PHILADELPHIA (CBS/AP) — The founder of Toys “R” Us has passed away as the company is going out of business.

Company founder Charles Lazarus died Thursday at the age of 94. His death comes as the company begins to start its liquidation sales.

“There have been many sad moments for Toys‘R’Us in recent weeks, and none more heartbreaking than today’s news about the passing of our beloved founder, Charles Lazarus. He visited us in New Jersey just last year and we will forever be grateful for his positive energy, passion for the customer and love for children everywhere. Our thoughts and prayers are with Charles’ family and loved ones,” the company said in a statement to CBS Philly.

Toys R Us traces its roots to 1948, when Lazarus opened Children’s Bargain Town, a baby furniture store in Washington. Lazarus opened the first Toys R Us in 1957, and in 1965 Geoffrey the giraffe became the company’s mascot. He appeared in his first TV commercial in 1973.

Toys R Us dominated the toy store business in the 1980s and early ’90s, when it was one of the first of the category killers — big stores that are so totally devoted to one thing and have such impressive selection that they drive smaller competitors out of business. Lazarus, who remained at the helm until 1994, stacked the merchandise high to give shoppers the feeling it had an infinite number of toys.

Over the decades, children used Toys R Us as a playground where they would meet others they wouldn’t see in the schoolyard. In the 1990s, when Pokemon was hot, children would bring shoeboxes filled with the cards, and they would trade them in the store.

Toys R Us was also the launch pad for what became some of the industry’s hottest toys, such as Zhu Zhu pets in 2008. Other retailers like Walmart wouldn’t take such risks on new toys from little-known brands.
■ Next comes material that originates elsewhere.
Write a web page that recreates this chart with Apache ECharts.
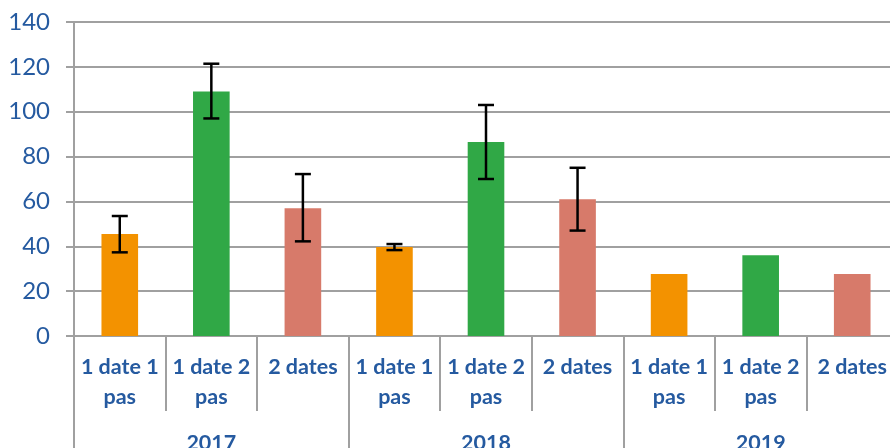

“It will be a little sad,” said Serone Francis, a mother of two who was loading her car at the Toys R Us in Fayetteville. She said her kids “like to just come and look around even if I don’t buy anything. They’re going to miss it. I’m going to miss it.”

Erin Finney of Langhorne, Pennsylvania, was at her local Toys R Us with her two of her three sons, ages 2 and 4.

“This is the toy store,” she said, noting she comes with her boys because they love to play with and actually touch all the toys. “The look in their eyes is ooooh,” she said.

But over the past decade, Toys R Us had been losing ground. Shoppers were increasingly using the stores as showrooms: They would check out the toys and then buy them cheaper online at places like Amazon.

“I grew up at Toys R Us,” said Bryan Mann, a father of two who was at the Fayetteville store. “Things came out new. You go to the stores and grab them. Fight in line to get things. Kind of glad I won’t have to do that anymore. It’s nostalgic, but I understand why they struggle.”